Разговаривая с Фичино, он все время настороже. Но это не всегда удается: искушение чересчур сильно. Он вдруг ловит себя на мысли, что верит утверждению философа: хватит уповать на волю Божью, каждый человек – творец своей судьбы. Сандро не затыкает уши, чтобы не слышать этих обольстительных речей. А дьявол сладкоречиво внушает ему, что человек, «объемлющий небо и землю», равен Богу, всемогущ. Фичино убеждает: «…человек измеряет глубины Тартара. Ни небо для него не высоко, ни центр Земли для него не глубок. Он объял небесный свод и познал силы, двигающие его, их предназначение и их воздействие, он вычислил их величины. Итак, кто же станет отрицать, что его гений почти равен гению творца небесных тел и что он – на свой лад – возможно, в состоянии повторить его акт творения! Человек не желает иметь никого над собою и никого рядом с собою. Он не потерпит никакого господства, которое исключало бы его. Он все больше стремится к господству над вещами и за свой труд требует благодарности. Его превосходство во всех сферах равно превосходству Богу. И так же, как Бог, он требует бессмертия». Чего еще можно было ожидать от этого идолопоклонника?
И все-таки в этом было что-то очень близкое его собственным мыслям. Ведь и он тоже творит, создает из ничего образы. И все-таки, если бы у него даже появилось такое желание, он вряд ли мог бы поближе сойтись с Фичино. Не только потому, что тот был старше его. Сблизиться с Фичино – это значило всецело подчиниться его воле, как подчинялись другие, окончательно запродать свою душу дьяволу. Нет, так поступить он не мог! Вот Анджвло Полициано, воспитатель детей Лоренцо, – другое дело. С ним он нашел общий язык. Анджвло, несмотря на свою молодость – ему исполнилось всего лишь двадцать лет, – уже стал известным поэтом. Сандро было интересно с ним – Полициано не пускался, подобно Фичино, в рассуждения о философии и толкования мифологии, с Сандро он предпочитал говорить о вещах простых и обыденных. Иногда читал ему свои стихи, в которых причудливо переплетались реальность и фантазия, чувствовалась какая-то подспудная меланхолическая грусть. Может быть, именно поэтому они и сошлись, ибо те же самые черты были присущи и творчеству самого Сандро. А еще Полициано научил друга любить Данте. Подобно большинству флорентийцев, Сандро преклонялся перед своим великим земляком – так было принято. Но Анджело заставил живописца прочитать его, и с этих пор Данте стал для Боттичелли необходим.

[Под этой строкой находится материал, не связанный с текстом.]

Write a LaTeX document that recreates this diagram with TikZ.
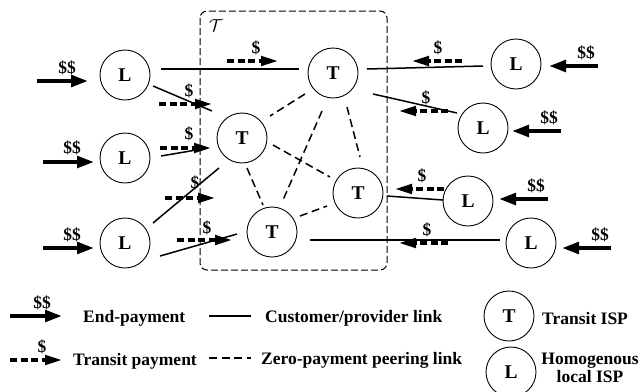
\documentclass[tikz,border=0pt]{standalone}
\usepackage{fontspec}
\setmainfont{Liberation Serif}
\usetikzlibrary{arrows.meta,calc}

\begin{document}
\begin{tikzpicture}[x=1pt,y=-1pt,
  bigbf/.style={font=\fontsize{17.5}{18}\selectfont\bfseries},
  isp/.style={circle,draw,line width=0.9pt,minimum size=50pt,inner sep=0pt,font=\fontsize{19.5}{20}\selectfont\bfseries},
  cplink/.style={line width=1.5pt},
  peer/.style={line width=1.5pt,dash pattern=on 8pt off 4.5pt},
  endpay/.style={line width=4pt,-{Triangle[length=17pt,width=11.5pt]}},
  transit/.style={line width=3.2pt,dash pattern=on 7pt off 3.5pt,-{Triangle[length=17pt,width=9.5pt]}},
  money/.style={bigbf,inner sep=0pt},
  legtext/.style={bigbf,inner sep=0pt,anchor=base west},
]
\useasboundingbox (0,0) rectangle (639,391);

% transit region
\draw[line width=1pt,dash pattern=on 7pt off 3pt,rounded corners=7pt] (200,11) rectangle (387,270);
\node[font=\fontsize{18}{18}\selectfont,inner sep=0pt] (tlabel) at (216,26) {$\mathcal{T}$};

% local ISPs on the left
\node[isp] (L1) at (125,75) {L};
\node[isp] (L2) at (125,158) {L};
\node[isp] (L3) at (125,243) {L};
% transit ISPs
\node[isp] (T1) at (242,138) {T};
\node[isp] (Tb) at (272,232) {T};
\node[isp] (Tt) at (333,73) {T};
\node[isp] (Tr) at (358,193) {T};
% local ISPs on the right
\node[isp] (R1) at (516,64) {L};
\node[isp] (R2) at (483,128) {L};
\node[isp] (R3) at (468,201) {L};
\node[isp] (R4) at (531,243) {L};

% customer/provider links
\draw[cplink] ($(L1)+(36,-6)$) -- ($(Tt)+(-34,-4)$);
\draw[cplink] ($(L1)+(28,11)$) -- ($(T1)+(-30,-27)$);
\draw[cplink] ($(L2)+(36,-2)$) -- ($(T1)+(-34,10)$);
\draw[cplink] ($(L3)+(28,-20)$) -- ($(T1)+(-23,30)$);
\draw[cplink] ($(L3)+(35,13)$) -- ($(Tb)+(-35,2)$);
\draw[cplink] ($(Tb)+(38,8)$) -- ($(R4)+(-31,-3)$);
\draw[cplink] ($(Tt)+(34,-4)$) -- ($(R1)+(-33,2)$);
\draw[cplink] ($(Tt)+(40,21)$) -- ($(R2)+(-26,-15)$);
\draw[cplink] ($(Tr)+(29,3)$) -- ($(R3)+(-25,-1)$);

% zero-payment peering links
\draw[peer] ($(Tt)+(-28,21)$) -- ($(T1)+(28,-22)$);
\draw[peer] ($(Tt)+(-11,38)$) -- ($(Tb)+(11,-32)$);
\draw[peer] ($(Tt)+(14,34)$) -- ($(Tr)+(2,-36)$);
\draw[peer] ($(T1)+(31,7)$) -- ($(Tr)+(-28,-16)$);
\draw[peer] ($(T1)+(5,30)$) -- ($(Tb)+(-9,-27)$);
\draw[peer] ($(Tb)+(28,-16)$) -- ($(Tr)+(-31,13)$);

% transit payments
\draw[transit] (227,61) -- (278,61);
\node[money] (p1) at (256,48) {\$};
\draw[transit] (159,104) -- (212,104);
\node[money] (p2) at (189,91) {\$};
\draw[transit] (160,148) -- (211,148);
\node[money] (p3) at (189,134) {\$};
\draw[transit] (165,198) -- (215,198);
\node[money] (p4) at (195,183) {\$};
\draw[transit] (177,240) -- (232,240);
\node[money] (p5) at (207,228) {\$};
\draw[transit] (462,61) -- (412,61);
\node[money] (p6) at (438,48) {\$};
\draw[transit] (448,111) -- (399,111);
\node[money] (p7) at (426,98) {\$};
\draw[transit] (444,189) -- (395,189);
\node[money] (p8) at (422,176) {\$};
\draw[transit] (448,243) -- (399,243);
\node[money] (p9) at (427,230) {\$};

% end-payments
\draw[endpay] (37,81) -- (88,81);
\node[money] (e1) at (67,68) {\$\$};
\draw[endpay] (43,162) -- (94,162);
\node[money] (e2) at (72,148) {\$\$};
\draw[endpay] (43,248) -- (94,248);
\node[money] (e3) at (72,235) {\$\$};
\draw[endpay] (598,66) -- (549,66);
\node[money] (e4) at (586,53) {\$\$};
\draw[endpay] (561,131) -- (512,131);
\node[money] (e5) at (549,118) {\$\$};
\draw[endpay] (548,199) -- (499,199);
\node[money] (e6) at (536,186) {\$\$};
\draw[endpay] (611,248) -- (562,248);
\node[money] (e7) at (600,235) {\$\$};

% legend
\draw[endpay] (10,316) -- (62,316);
\node[money] (le) at (42,303) {\$\$};
\node[legtext] (lt1) at (83,322) {End-payment};
\draw[cplink] (209,316) -- (251,316);
\node[legtext] (lt2) at (265,322) {Customer/provider link};
\draw[transit] (10,360) -- (62,360);
\node[money] (lp) at (42,347) {\$};
\node[legtext] (lt3) at (73,365) {Transit payment};
\draw[peer] (209,358) -- (251,358);
\node[legtext] (lt4) at (261,364) {Zero-payment peering link};
\node[isp] (legT) at (509,316) {T};
\node[legtext] (lt5) at (542,324) {Transit ISP};
\node[isp] (legL) at (511,372) {L};
\node[bigbf,inner sep=0pt,align=center] (lt6) at (590,368) {Homogenous\\local ISP};
\end{tikzpicture}
\end{document}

Но как бы ни интересно было в палаццо Медичи или вне Флоренции под сенью платанов и кипарисов загородных вилл, где летом собиралась Платоновская академия, нужно было думать о хлебе насущном, о более прозаических вещах, чем Дантовы терцины. Медичи и люди, окружавшие их, могли не заботиться об этом, Сандро же было Богом положено трудиться. Приближалась осень. В его мастерской появились новые ученики. О нем вспоминали, и он снова стал получать заказы. Конечно, он мог бы попросить средств у Лоренцо, тот бы не отказал, но род Филипепи никогда не ходил в попрошайках – к этому их всех приучил старый Мариано. Снова он рисует Мадонн, расписывает сундуки и столы. Иногда ему приходится отказываться от ученых бесед и отправляться в пригороды, чтобы подновить алтарь в каком-нибудь захудалом монастыре. Но, может быть, впервые в жизни он чувствует себя свободно, он уверен в завтрашнем дне. В Сан-Франческо под Флоренцией он рисует тондо с изображением Мадонны в окружении восьми ангелов. Картина удостаивается похвалы. Вообще он теперь не слышит хулы по поводу своих произведений. Он – общепризнанный мастер.